[START OF Entries provided]

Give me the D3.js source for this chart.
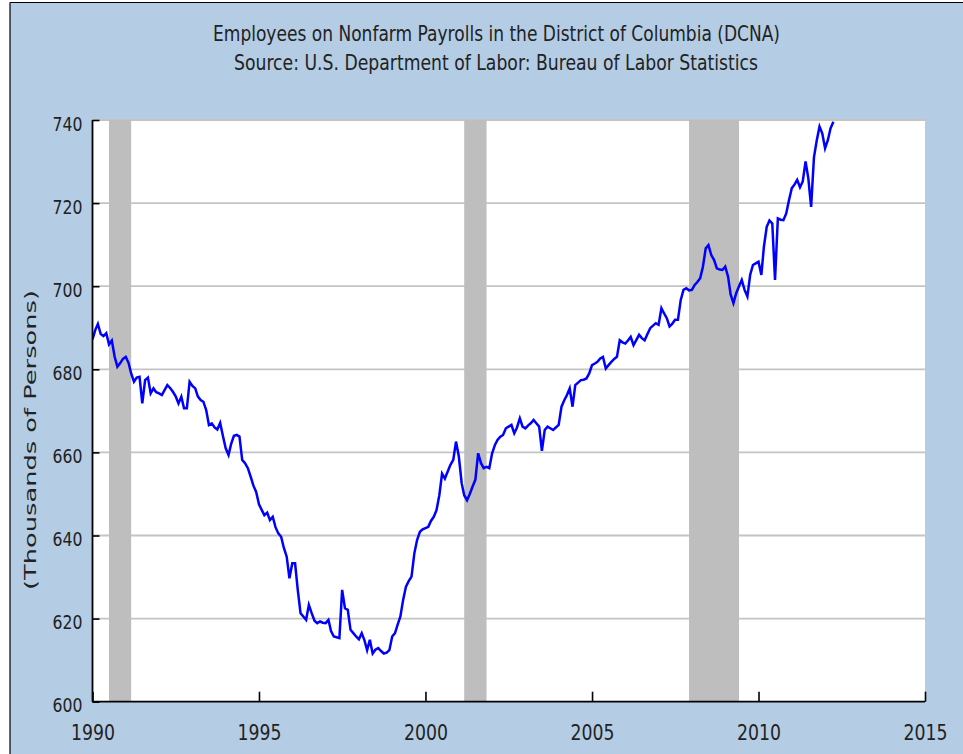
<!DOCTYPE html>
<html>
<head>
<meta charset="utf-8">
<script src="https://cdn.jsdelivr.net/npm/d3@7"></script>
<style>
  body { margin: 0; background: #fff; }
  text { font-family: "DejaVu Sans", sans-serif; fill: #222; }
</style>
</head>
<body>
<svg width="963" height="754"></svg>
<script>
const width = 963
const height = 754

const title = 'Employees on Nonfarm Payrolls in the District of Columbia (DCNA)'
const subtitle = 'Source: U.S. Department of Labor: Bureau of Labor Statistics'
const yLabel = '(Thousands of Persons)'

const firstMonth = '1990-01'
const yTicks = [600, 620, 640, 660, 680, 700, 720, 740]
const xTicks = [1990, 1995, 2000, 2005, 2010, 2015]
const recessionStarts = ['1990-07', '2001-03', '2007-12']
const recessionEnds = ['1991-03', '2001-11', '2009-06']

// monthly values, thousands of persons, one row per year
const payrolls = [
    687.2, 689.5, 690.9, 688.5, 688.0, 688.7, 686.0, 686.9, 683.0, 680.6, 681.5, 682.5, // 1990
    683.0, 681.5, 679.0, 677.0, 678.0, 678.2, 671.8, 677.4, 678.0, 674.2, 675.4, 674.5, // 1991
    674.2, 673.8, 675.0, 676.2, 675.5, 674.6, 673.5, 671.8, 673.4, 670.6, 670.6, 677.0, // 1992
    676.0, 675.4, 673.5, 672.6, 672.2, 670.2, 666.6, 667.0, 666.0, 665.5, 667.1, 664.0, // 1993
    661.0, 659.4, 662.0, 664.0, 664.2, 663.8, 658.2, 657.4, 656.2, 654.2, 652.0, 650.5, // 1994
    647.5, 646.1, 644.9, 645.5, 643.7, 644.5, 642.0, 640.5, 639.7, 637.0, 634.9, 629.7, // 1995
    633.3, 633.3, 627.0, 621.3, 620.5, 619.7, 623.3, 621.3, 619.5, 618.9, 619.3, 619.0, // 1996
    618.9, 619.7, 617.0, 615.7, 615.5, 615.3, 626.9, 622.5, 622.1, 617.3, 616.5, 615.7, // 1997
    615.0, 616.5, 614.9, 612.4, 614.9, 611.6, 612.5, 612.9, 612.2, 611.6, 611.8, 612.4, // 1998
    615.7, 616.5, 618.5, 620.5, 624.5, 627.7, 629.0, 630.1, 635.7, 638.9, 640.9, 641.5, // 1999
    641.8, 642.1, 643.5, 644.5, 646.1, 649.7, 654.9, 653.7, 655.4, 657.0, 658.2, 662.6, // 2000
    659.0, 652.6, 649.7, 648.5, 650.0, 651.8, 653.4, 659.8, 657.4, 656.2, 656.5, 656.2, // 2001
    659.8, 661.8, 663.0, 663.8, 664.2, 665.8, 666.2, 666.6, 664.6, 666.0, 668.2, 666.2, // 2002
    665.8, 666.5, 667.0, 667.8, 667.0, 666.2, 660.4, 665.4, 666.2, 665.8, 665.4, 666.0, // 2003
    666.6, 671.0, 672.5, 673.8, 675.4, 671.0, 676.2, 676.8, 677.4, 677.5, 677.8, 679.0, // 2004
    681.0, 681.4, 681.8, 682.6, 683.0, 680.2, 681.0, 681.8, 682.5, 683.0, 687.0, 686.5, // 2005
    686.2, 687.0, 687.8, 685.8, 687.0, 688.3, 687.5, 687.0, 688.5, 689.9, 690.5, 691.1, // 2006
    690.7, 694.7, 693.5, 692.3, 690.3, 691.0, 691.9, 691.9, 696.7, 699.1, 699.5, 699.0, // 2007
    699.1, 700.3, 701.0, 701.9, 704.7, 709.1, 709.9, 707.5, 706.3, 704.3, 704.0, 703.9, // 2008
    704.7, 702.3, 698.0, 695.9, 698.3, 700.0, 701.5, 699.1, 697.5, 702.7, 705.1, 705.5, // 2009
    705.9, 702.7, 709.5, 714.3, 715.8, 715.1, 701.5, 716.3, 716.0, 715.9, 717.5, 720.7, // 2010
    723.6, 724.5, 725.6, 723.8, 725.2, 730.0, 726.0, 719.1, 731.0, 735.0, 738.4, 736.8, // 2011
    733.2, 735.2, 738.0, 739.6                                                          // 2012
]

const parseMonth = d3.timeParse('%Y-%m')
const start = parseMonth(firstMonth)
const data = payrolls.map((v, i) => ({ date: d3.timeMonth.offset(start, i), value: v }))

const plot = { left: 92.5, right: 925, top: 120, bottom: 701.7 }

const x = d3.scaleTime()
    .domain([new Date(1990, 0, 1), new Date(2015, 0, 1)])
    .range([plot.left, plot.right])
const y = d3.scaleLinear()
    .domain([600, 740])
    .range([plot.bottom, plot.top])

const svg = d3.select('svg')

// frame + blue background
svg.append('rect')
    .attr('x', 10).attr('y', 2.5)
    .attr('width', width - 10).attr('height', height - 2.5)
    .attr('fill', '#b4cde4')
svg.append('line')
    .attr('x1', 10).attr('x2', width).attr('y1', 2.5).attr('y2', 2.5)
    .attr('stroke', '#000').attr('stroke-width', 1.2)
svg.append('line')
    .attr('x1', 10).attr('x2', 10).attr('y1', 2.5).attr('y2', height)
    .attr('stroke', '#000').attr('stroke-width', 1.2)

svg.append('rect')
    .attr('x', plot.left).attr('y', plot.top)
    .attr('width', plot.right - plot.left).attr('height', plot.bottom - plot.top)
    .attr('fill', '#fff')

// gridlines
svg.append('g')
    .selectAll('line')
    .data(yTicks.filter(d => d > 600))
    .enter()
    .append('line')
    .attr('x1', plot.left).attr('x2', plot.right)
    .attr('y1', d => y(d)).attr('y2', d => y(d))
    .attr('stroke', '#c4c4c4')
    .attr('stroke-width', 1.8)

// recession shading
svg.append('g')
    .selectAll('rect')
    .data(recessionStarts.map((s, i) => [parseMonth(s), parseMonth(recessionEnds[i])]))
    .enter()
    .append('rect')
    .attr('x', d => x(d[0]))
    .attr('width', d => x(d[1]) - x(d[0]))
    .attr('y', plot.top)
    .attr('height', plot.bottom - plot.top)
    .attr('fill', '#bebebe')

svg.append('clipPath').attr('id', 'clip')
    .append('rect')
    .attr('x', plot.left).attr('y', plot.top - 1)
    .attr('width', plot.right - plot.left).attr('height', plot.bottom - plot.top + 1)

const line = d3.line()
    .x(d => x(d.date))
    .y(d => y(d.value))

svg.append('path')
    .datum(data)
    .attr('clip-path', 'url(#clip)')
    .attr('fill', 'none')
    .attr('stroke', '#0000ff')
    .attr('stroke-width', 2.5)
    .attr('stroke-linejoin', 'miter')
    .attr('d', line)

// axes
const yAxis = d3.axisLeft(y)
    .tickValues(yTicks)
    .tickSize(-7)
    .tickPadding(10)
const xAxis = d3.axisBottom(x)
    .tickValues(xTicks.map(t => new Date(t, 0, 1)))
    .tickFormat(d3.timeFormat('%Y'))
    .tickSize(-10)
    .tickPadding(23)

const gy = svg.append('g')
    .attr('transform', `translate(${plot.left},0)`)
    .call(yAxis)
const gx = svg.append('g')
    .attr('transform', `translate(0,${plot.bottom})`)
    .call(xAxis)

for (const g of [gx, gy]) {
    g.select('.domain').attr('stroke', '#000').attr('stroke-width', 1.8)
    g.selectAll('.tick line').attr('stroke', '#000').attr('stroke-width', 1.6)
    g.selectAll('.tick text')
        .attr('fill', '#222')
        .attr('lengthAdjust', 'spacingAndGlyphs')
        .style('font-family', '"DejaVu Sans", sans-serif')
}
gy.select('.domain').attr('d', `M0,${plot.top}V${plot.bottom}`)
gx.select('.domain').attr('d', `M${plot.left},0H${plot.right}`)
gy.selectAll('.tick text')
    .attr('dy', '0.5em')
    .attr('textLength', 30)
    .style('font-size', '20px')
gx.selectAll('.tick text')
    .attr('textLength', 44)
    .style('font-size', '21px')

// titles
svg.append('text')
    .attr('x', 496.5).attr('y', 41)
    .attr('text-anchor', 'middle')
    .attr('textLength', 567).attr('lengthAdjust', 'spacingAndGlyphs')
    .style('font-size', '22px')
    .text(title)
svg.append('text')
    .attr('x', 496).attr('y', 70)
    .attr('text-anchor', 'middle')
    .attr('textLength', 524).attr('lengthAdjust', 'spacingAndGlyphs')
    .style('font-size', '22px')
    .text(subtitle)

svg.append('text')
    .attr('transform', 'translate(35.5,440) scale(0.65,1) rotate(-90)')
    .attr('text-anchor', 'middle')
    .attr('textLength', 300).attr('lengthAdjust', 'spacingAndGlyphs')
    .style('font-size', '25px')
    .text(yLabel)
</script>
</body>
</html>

[END OF Entries provided]
[START OF Entries provided]

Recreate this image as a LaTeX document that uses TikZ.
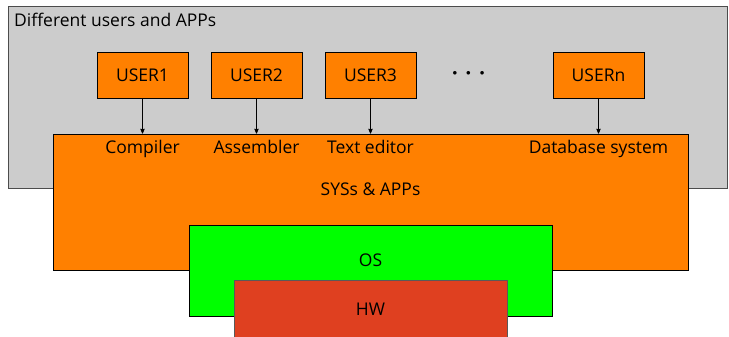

[END OF Entries provided]
[START OF Entries provided]

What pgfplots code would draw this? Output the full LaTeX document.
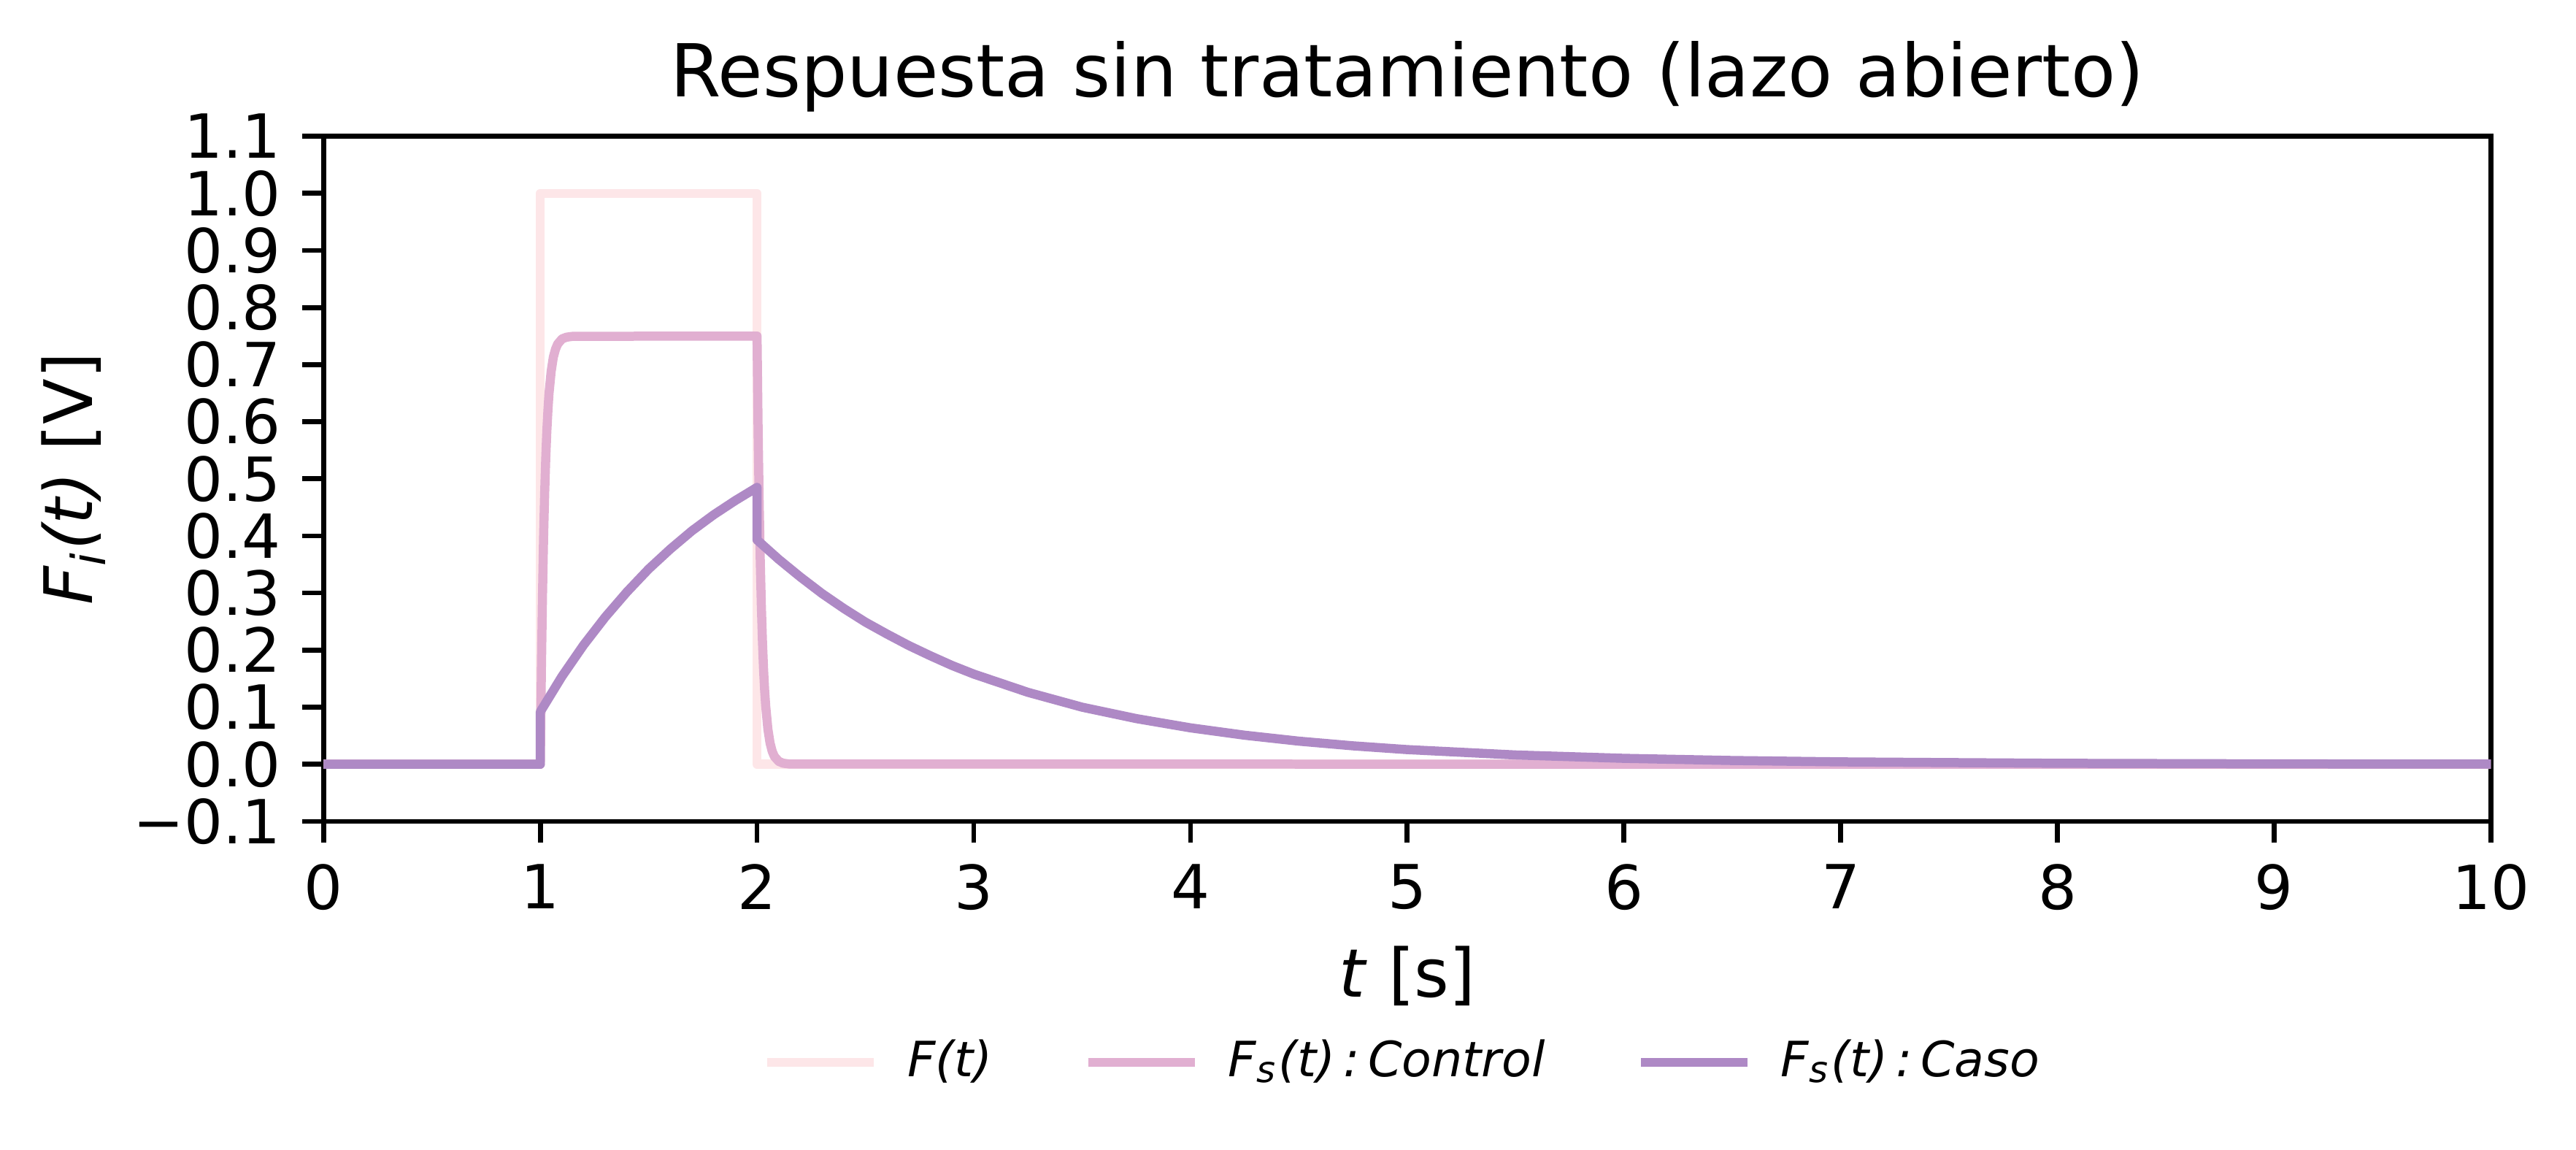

[END OF Entries provided]

- Exercise description -
Take the lines from the one holding "Give me the D3.js source for this chart." to the one holding "const recessionEnds = ['1991-03', '2001-11', '2009-06']", both lines included, and give them again exactly, with no pictures.

- Task output -
Give me the D3.js source for this chart.
<!DOCTYPE html>
<html>
<head>
<meta charset="utf-8">
<script src="https://cdn.jsdelivr.net/npm/d3@7"></script>
<style>
  body { margin: 0; background: #fff; }
  text { font-family: "DejaVu Sans", sans-serif; fill: #222; }
</style>
</head>
<body>
<svg width="963" height="754"></svg>
<script>
const width = 963
const height = 754

const title = 'Employees on Nonfarm Payrolls in the District of Columbia (DCNA)'
const subtitle = 'Source: U.S. Department of Labor: Bureau of Labor Statistics'
const yLabel = '(Thousands of Persons)'

const firstMonth = '1990-01'
const yTicks = [600, 620, 640, 660, 680, 700, 720, 740]
const xTicks = [1990, 1995, 2000, 2005, 2010, 2015]
const recessionStarts = ['1990-07', '2001-03', '2007-12']
const recessionEnds = ['1991-03', '2001-11', '2009-06']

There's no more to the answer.